ÉCONOMIE

Publié le 02 janvier 2021

Cet économiste tire la sonnette d'alarme «C'est monstrueux ce qui se passe !»

L'économiste Gilles Raveaud était sur le plateau de BFM Business ce jeudi 24 décembre pour parler des ravages économiques de la crise sanitaire.

«Où est la demande pour l'économie française ?»
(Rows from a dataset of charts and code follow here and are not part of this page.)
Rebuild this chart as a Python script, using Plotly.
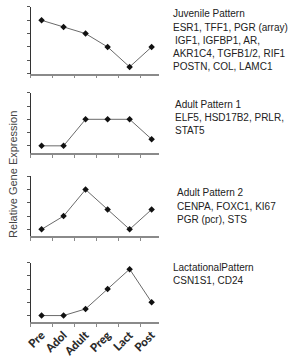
import plotly.graph_objects as go

stages = ["Pre", "Adol", "Adult", "Preg", "Lact", "Post"]
juvenile = [4, 3.5, 3, 2, 0.5, 2]
adult1 = [1, 1, 3, 3, 3, 1.5]
adult2 = [1, 2, 4, 2.5, 1, 2.5]
lactational = [1, 1, 1.5, 3, 4.5, 2]

series = [juvenile, adult1, adult2, lactational]
labels = [
    ["Juvenile Pattern", "ESR1, TFF1, PGR (array)", " IGF1, IGFBP1, AR,", "AKR1C4, TGFB1/2, RIF1", "POSTN, COL, LAMC1"],
    ["Adult Pattern 1", "ELF5, HSD17B2, PRLR,", "STAT5"],
    ["Adult Pattern 2", "CENPA, FOXC1, KI67", "PGR (pcr), STS"],
    ["LactationalPattern", "CSN1S1, CD24"],
]
y_floor = [0, 0.45, 0.5, 0.5]

W, H = 294, 358
dom_px = [(7, 74), (93.3, 154), (177.3, 237.3), (264, 324)]
text_px = [(169, 14), (171, 105), (173, 194), (169, 269)]
x0p, x1p = 26, 157

fig = go.Figure()
for i, vals in enumerate(series):
    xa = "x" if i == 0 else f"x{i+1}"
    ya = "y" if i == 0 else f"y{i+1}"
    fig.add_trace(go.Scatter(
        x=stages, y=vals, xaxis=xa, yaxis=ya, mode="lines+markers",
        line=dict(color="#6a6a6a", width=1),
        marker=dict(symbol="diamond", size=5, color="#111111"),
        showlegend=False, cliponaxis=False,
    ))
    top, bot = dom_px[i]
    xkey = "xaxis" if i == 0 else f"xaxis{i+1}"
    ykey = "yaxis" if i == 0 else f"yaxis{i+1}"
    fig.layout[xkey] = dict(
        domain=[x0p / W, x1p / W], anchor=ya, type="category",
        categoryorder="array", categoryarray=stages,
        range=[-0.5, 5.35], showline=True, linecolor="#8a8a8a", linewidth=1.5,
        ticks="outside", tickson="boundaries", ticklen=3, tickcolor="#8a8a8a",
        showgrid=False, zeroline=False,
        showticklabels=(i == 3), tickangle=-45,
        tickfont=dict(family="Lato", size=11.5, color="#2a2a2a", weight=900),
    )
    fig.layout[ykey] = dict(
        domain=[1 - bot / H, 1 - top / H], anchor=xa,
        range=[y_floor[i], 5], showline=True, linecolor="#333333", linewidth=1,
        ticks="outside", ticklen=3, tickcolor="#555555",
        tickvals=[0, 1, 2, 3, 4, 5], showticklabels=False,
        showgrid=False, zeroline=False,
    )
    ext_bot = -0.22 if i == 0 else 0.0
    fig.add_shape(type="line", xref="paper", yref=ya,
                  x0=x0p / W, x1=x0p / W, y0=ext_bot, y1=y_floor[i],
                  line=dict(color="#333333", width=1))
    if i > 0:
        fig.add_shape(type="line", xref="paper", yref=ya,
                      x0=(x0p - 3) / W, x1=x0p / W, y0=0, y1=0,
                      line=dict(color="#555555", width=1))
    tx, ty = text_px[i]
    for j, line in enumerate(labels[i]):
        fig.add_annotation(
            xref="paper", yref="paper", x=(tx + (1.5 if line.startswith(" ") else 0)) / W,
            y=1 - (ty + 13.2 * j) / H, text=line.strip(),
            xanchor="left", yanchor="middle", showarrow=False,
            font=dict(family="Liberation Sans", size=10, color="#222222"),
        )

fig.add_annotation(
    xref="paper", yref="paper", x=8 / W, y=1 - 175 / H, text="Relative Gene Expression",
    textangle=-90, showarrow=False, xanchor="center", yanchor="middle",
    font=dict(family="Liberation Sans", size=11, color="#444444"),
)

fig.update_layout(
    width=W, height=H, margin=dict(l=0, r=0, t=0, b=0),
    paper_bgcolor="white", plot_bgcolor="white",
)
fig.write_html("out.html")
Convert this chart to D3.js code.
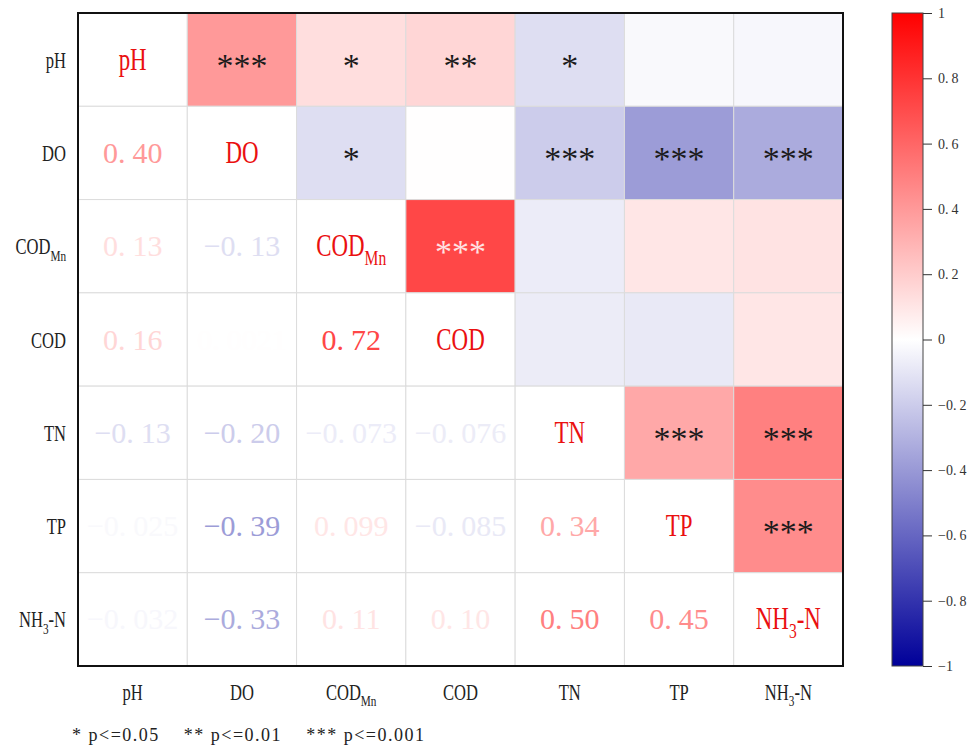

Où est la demande ? Il faut arrêter avec ces histoires de projections de 3 %, 5%. Où est la demande ? Vous avez des plans sociaux. Vous avez tout ce que vous avez expliqué : chômage partiel, vrai chômage, une augmentation sans précédent de la pauvreté. Enorme problème, où est la demande ? Que font les gens comme vous, comme nous, qui ont un bon revenu ? Ils épargnent. Où est la demande ? Où est la demande ? Les secteurs moteurs, l'économie française, le tourisme, le tourisme ne va pas retrouver son niveau habituel, c'est évident, l'aéronautique, c'est évident. Où est la demande pour l'économie française ? Elle n'est pas là ! Elle n'est pas là ! Évidemment que l'année prochaine, il y aura un petit redémarrage, mais qui va être ridicule.
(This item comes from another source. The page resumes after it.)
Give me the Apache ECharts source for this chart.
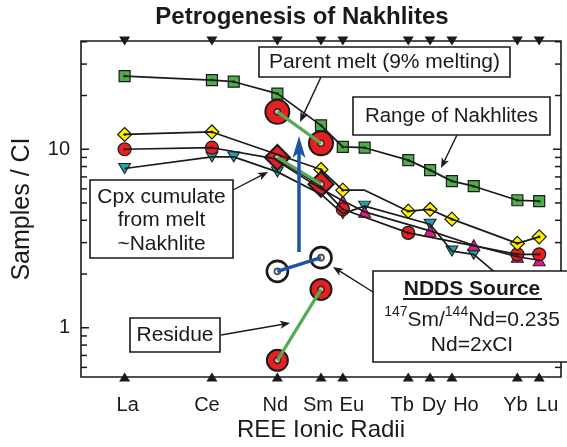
<!DOCTYPE html>
<html><head><meta charset="utf-8">
<script src="https://cdn.jsdelivr.net/npm/echarts@6/dist/echarts.min.js"></script>
<style>html,body{margin:0;padding:0;background:#fff}#c{width:567px;height:447px}</style>
</head><body><div id="c"></div>
<script>
// ---- data ----
const elements     = ['La','Ce','Pr','Nd','Sm','Eu','Gd','Tb','Dy','Ho','Er','Yb','Lu'];
const radiusPos    = [0, 4, 5, 7, 9, 10, 11, 13, 14, 15, 16, 18, 19];
const tickElements = ['La','Ce','Nd','Sm','Eu','Tb','Dy','Ho','Yb','Lu'];

const nakhliteMax  = [25.7,24.4,23.9,20.5,13.6,10.3,10.2,8.69,7.64,6.63,6.21,5.18,5.12];
const yellowLine   = [12.1,12.5,null,null,7.7,5.9,5.9,4.5,4.6,4.06,null,2.97,3.23];
const yellowPts    = [12.1,12.5,null,null,7.7,5.9,null,4.5,4.6,4.06,null,2.97,3.23];
const redLine      = [10.0,10.2,null,8.8,6.2,4.61,null,3.40,null,null,null,2.58,2.58];
const redPts       = [10.0,10.2,null,null,null,4.61,null,3.40,null,null,null,2.58,2.58];
const cyanLine     = [7.8,9.06,9.06,7.47,5.6,4.36,4.80,null,3.80,2.69,2.58,1.6,1.55];
const cyanPts      = [7.8,9.06,9.06,7.47,null,4.36,4.80,null,3.80,2.69,2.58,null,null];
const magentaLine  = [null,null,null,8.6,6.0,5.14,4.46,null,3.49,null,2.90,2.50,2.39];
const magentaPts   = [null,null,null,null,null,5.14,4.46,null,3.49,null,2.90,2.50,2.39];

const modelElements = ['Nd','Sm'];
const parentMelt    = [16.2, 10.8];
const cpxCumulate   = [9.0, 6.37];
const residue       = [0.657, 1.64];
const nddsSource    = [2.07, 2.47];

const yMajorTicks = [1, 10];
const yMinorTicks = [0.6,0.7,0.8,0.9,2,3,4,5,6,7,8,9,20,30,40];
const xMin = -2, xMax = 20, yMin = 0.53, yMax = 40.4;

// ---- styling (label nudges in px, as typeset in the original) ----
const labelNudge = {La:3, Ce:-5, Nd:-2, Sm:-3, Eu:9, Tb:-6, Dy:4, Ho:14, Yb:-2, Lu:8};

// ---- helpers ----
const F = 'Liberation Sans, Arial, Helvetica, sans-serif';
const INK = '#1a1a1a';
function pairs(vals){ const o=[]; vals.forEach((v,i)=>{ if(v!=null) o.push([radiusPos[i], v]); }); return o; }
function modelPairs(vals){ return vals.map((v,i)=>[radiusPos[elements.indexOf(modelElements[i])], v]); }
function blackLine(vals){ return {type:'line', data:pairs(vals), symbol:'none', silent:true, lineStyle:{color:INK, width:1.7}}; }
function colorLine(data, color, w){ return {type:'line', data, symbol:'none', silent:true, lineStyle:{color, width:w}}; }
function marks(data, symbol, size, color, bw, rot){ return {type:'scatter', data, symbol, symbolSize:size, symbolRotate:rot||0, clip:false, silent:true,
  itemStyle:{color, borderColor:INK, borderWidth:bw, opacity:1}}; }
function dots(data, size){ return {type:'scatter', data, symbol:'circle', symbolSize:size, clip:false, silent:true, itemStyle:{color:INK}}; }
function ringDots(data){ return {type:'scatter', data, symbol:'circle', symbolSize:6, clip:false, silent:true, itemStyle:{color:'#eee', borderColor:INK, borderWidth:1.6}}; }
function nameAt(v){
  const r = Math.round(v); const i = radiusPos.indexOf(r);
  if (Math.abs(v-r)>1e-6 || i<0) return '';
  const e = elements[i];
  return tickElements.indexOf(e)>=0 ? '{'+e+'|'+e+'}' : '';
}
const labelRich = {};
tickElements.forEach(e=>{ const n=labelNudge[e]||0;
  labelRich[e] = {fontSize:20, color:INK, fontFamily:F, padding: n>0 ? [0,0,0,2*n] : [0,-2*n,0,0]}; });

const tickData = yMajorTicks.map(v=>[xMin,v,8]).concat(yMinorTicks.map(v=>[xMin,v,6]));

function arrow(x1,y1,x2,y2,color,w,hl,hw){
  const a=Math.atan2(y2-y1,x2-x1), c=Math.cos(a), s=Math.sin(a);
  const bx=x2-hl*c, by=y2-hl*s;
  return [
    {type:'line', z:100, shape:{x1,y1,x2:bx+hl*0.3*c,y2:by+hl*0.3*s}, style:{stroke:color,lineWidth:w}},
    {type:'polygon', z:101, shape:{points:[[x2,y2],[bx-hw*s,by+hw*c],[bx+hl*0.25*c,by+hl*0.25*s],[bx+hw*s,by-hw*c]]}, style:{fill:color}}
  ];
}
function box(x,y,w,h){ return {type:'rect', z:100, shape:{x,y,width:w,height:h}, style:{fill:'#fff', stroke:INK, lineWidth:1.6}}; }
function txt(t,x,y,size,extra){ return {type:'text', z:102, x, y, style:Object.assign({text:t, font:'normal '+size+'px '+F, fill:INK, align:'center', verticalAlign:'middle', textAlign:'center', textVerticalAlign:'middle'}, (extra||{}))}; }

const graphics = [].concat(
  [txt('Petrogenesis of Nakhlites', 302, 17, 24, {font:'bold 24px '+F})],
  [Object.assign(txt('Samples / CI', 22, 209, 25), {rotation: Math.PI/2})],
  [txt('REE Ionic Radii', 321, 430, 24)],
  arrow(299,252,299,136,'#1d55a6',3.5,22,6.5),
  [box(259,47,251,30), txt('Parent melt (9% melting)', 384.5, 62.5, 21)],
  arrow(321,77,300,122,INK,1.4,10,4),
  [box(353,97,197,38), txt('Range of Nakhlites', 451.5, 116.5, 20.5)],
  arrow(457,135,441,168,INK,1.4,10,4),
  [box(90,180,143,78), txt('Cpx cumulate', 161.5, 197, 21), txt('from melt', 161.5, 220.5, 21), txt('~Nakhlite', 161.5, 244, 21)],
  arrow(233,190,268,172,INK,1.4,10,4),
  [box(130,318,90,34), txt('Residue', 175, 335, 21)],
  arrow(221,335,290,323,INK,1.4,10,4),
  [box(373,271,210,91),
   txt('NDDS Source', 472, 289, 21, {font:'bold 21px '+F}),
   {type:'line', z:102, shape:{x1:403,y1:299,x2:542,y2:299}, style:{stroke:INK, lineWidth:2}},
   {type:'text', z:102, x:472, y:318, style:{text:'{s|147}{n|Sm/}{s|144}{n|Nd=0.235}', align:'center', verticalAlign:'middle', textAlign:'center', textVerticalAlign:'middle',
     rich:{s:{fontSize:14, fontFamily:F, fill:INK, color:INK, lineHeight:14, verticalAlign:'top'}, n:{fontSize:21, fontFamily:F, fill:INK, color:INK, lineHeight:26, verticalAlign:'bottom'}}}},
   txt('Nd=2xCI', 472, 345, 21)],
  arrow(373,292,333,267,INK,1.4,10,4)
);

const chart = echarts.init(document.getElementById('c'), null, {renderer:'canvas'});
chart.setOption({
  animation:false,
  backgroundColor:'#fff',
  grid:{left:81, right:6, top:41, bottom:70, show:true, borderColor:INK, borderWidth:1.6, backgroundColor:'transparent'},
  xAxis:{type:'value', min:xMin, max:xMax, interval:1, axisLine:{show:false}, axisTick:{show:false}, splitLine:{show:false},
    axisLabel:{formatter:nameAt, rich:labelRich, fontSize:20, color:INK, fontFamily:F, margin:18}},
  yAxis:{type:'log', logBase:10, min:yMin, max:yMax, axisLine:{show:false}, axisTick:{show:false}, splitLine:{show:false},
    axisLabel:{fontSize:20, color:INK, fontFamily:F, margin:11, formatter:v=>{const l=Math.log10(v); return Math.abs(l-Math.round(l))<1e-6 ? String(Math.round(v)) : '';}}},
  series:[
    {type:'custom', data:tickData, encode:{x:0,y:1}, silent:true, renderItem:(p,api)=>{
      const v=api.value(1), len=api.value(2); const l=api.coord([xMin,v]), r=api.coord([xMax,v]);
      return {type:'group', children:[
        {type:'line', shape:{x1:l[0],y1:l[1],x2:l[0]+len,y2:l[1]}, style:{stroke:INK,lineWidth:1.5}},
        {type:'line', shape:{x1:r[0]-len,y1:r[1],x2:r[0],y2:r[1]}, style:{stroke:INK,lineWidth:1.5}}]};
    }},
    marks(tickElements.map(e=>[radiusPos[elements.indexOf(e)], yMax]), 'triangle', [11,9], INK, 0, 180),
    marks(tickElements.map(e=>[radiusPos[elements.indexOf(e)], yMin]), 'triangle', [11,9], INK, 0),
    blackLine(nakhliteMax), blackLine(yellowLine), blackLine(redLine), blackLine(cyanLine), blackLine(magentaLine),
    colorLine(modelPairs(parentMelt), '#55aa55', 3.2),
    colorLine(modelPairs(cpxCumulate), '#55aa55', 3.2),
    colorLine(modelPairs(residue), '#55aa55', 3.2),
    colorLine(modelPairs(nddsSource), '#1d55a6', 3.5),
    marks(pairs(nakhliteMax), 'rect', 11, '#4fae4a', 1.2), dots(pairs(nakhliteMax), 3),
    marks(pairs(cyanPts), 'triangle', [12,10], '#1ea5ab', 1, 180),
    marks(pairs(magentaPts), 'triangle', [12,11], '#e2198c', 1),
    marks(pairs(redPts), 'circle', 13, '#e62020', 1.2), dots(pairs(redPts), 3),
    marks(pairs(yellowPts), 'diamond', 14, '#fff200', 1.2), dots(pairs(yellowPts), 3),
    marks(modelPairs(cpxCumulate), 'diamond', 25, '#e62020', 2), ringDots(modelPairs(cpxCumulate)),
    marks(modelPairs(parentMelt), 'circle', 24, '#e62020', 2), ringDots(modelPairs(parentMelt)),
    marks(modelPairs(residue), 'circle', 21, '#e62020', 2), ringDots(modelPairs(residue)),
    marks(modelPairs(nddsSource), 'circle', 21, '#ffffff', 2.6), ringDots(modelPairs(nddsSource))
  ],
  graphic:graphics
});
</script></body></html>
«Le préfet de Seine-Saint-Denis a parlé de sa crainte d'émeutes de la faim»

Il faut qu'on arrête de parler de croissance. On a une économie, je suis désolé de le dire, qui est en train de s'effondrer dans certains secteurs, dans certaines régions et dans des pans entiers de la population. Je suis désolé de casser l'ambiance, on est le 24 décembre, il y a des millions de familles aujourd'hui qui ont froid, qui ont faim. Je rappelle que le préfet de Seine-Saint-Denis, au premier confinement, a parlé de sa crainte d'émeutes de la faim, d'émeutes de la faim. Un préfet qui dit ça dans La Presse. On a aujourd'hui des dizaines de milliers de lycéens et d'étudiants qui ont arrêté définitivement leurs études, qui vont passer toute leur vie active sans être diplômés. Regardez les jeunes qui ont pris le premier confinement dans la tronche quand ils étaient en terminale, qui ont des problèmes psychologiques, sociaux, tout ce que vous voulez. Ils ne sont pas responsables.

«On les a laissés crever»

On ne vit pas tous dans la même famille. Ils ont galéré pour avoir le bac. Qu'est-ce qui s'est passé en septembre ? On les a laissés crever. On les a laissés crever, ces étudiants, alors qu'il y avait des solutions évidentes. Alors que ce qui est hallucinant, c'est qu'au mois de mai, et ça me concerne directement, ce sont mes étudiants puisque je suis en master. Au mois de mai, on a eu des dizaines de milliers de diplômés, aucun n'a trouvé de stage. Aucun n'a trouvé de boulot. Ils étaient sur le carreau. Qu'est-ce qu'il fallait faire ? C'est une honte absolue pour la classe politique. Il fallait embaucher ces jeunes diplômés bac +4, bac +5, les former pendant l'été. On était plein de profs. Moi, je le faisais bénévolement, tout ce que vous voulez, ce n'est pas un problème. Et ils auraient été les tuteurs des nouveaux étudiants qui sont arrivés en septembre. Personne ne l'a fait. On n'en a même pas parlé.

«C'est monstrueux ce qu'il se passe»

Les nouveaux étudiants, ils sont bousillés pour l'ensemble de leur vie active et dans quelques années, on va venir pleurer sur l'augmentation de la délinquance, etc. Mais qu'est-ce que vous croyez qu'ils vont devenir tous ces jeunes ? Il n'y a aucune perspective pour eux. C'est fini, c'est fini. Et là, ma fac ne va pas réouvrir. On va continuer au second semestre. On ne fait toujours rien. C'est monstrueux, c'est monstrueux ce qu'il se passe, c'est absolument sans précédent et on va venir pleurer derrière alors qu'en même temps, la recherche économique et sociologique a beaucoup avancé ces dernières années et on sait par exemple qu'une personne au chômage coûte plus cher à la société que si elle était embauchée. Il y a des associations qui bossent à Marseille, qui logent, qui soignent gratuitement des personnes à la rue. Elles ont fait leurs comptes, ces associations, à la fin de l'année, la personne logée gratuitement, elle coûte moins cher à la société que quand elle est dehors. Parce que quand elle est dehors, elle ne peut pas suivre ses traitements médicaux. Elle a des problèmes avec la justice. C'est monstrueux ce qu'il se passe. Moi, comme tout un tas de profs, je n'en dors pas la nuit. Il faut qu'on arrête de parler de croissance l'année prochaine. La pauvreté s'étend de façon colossale.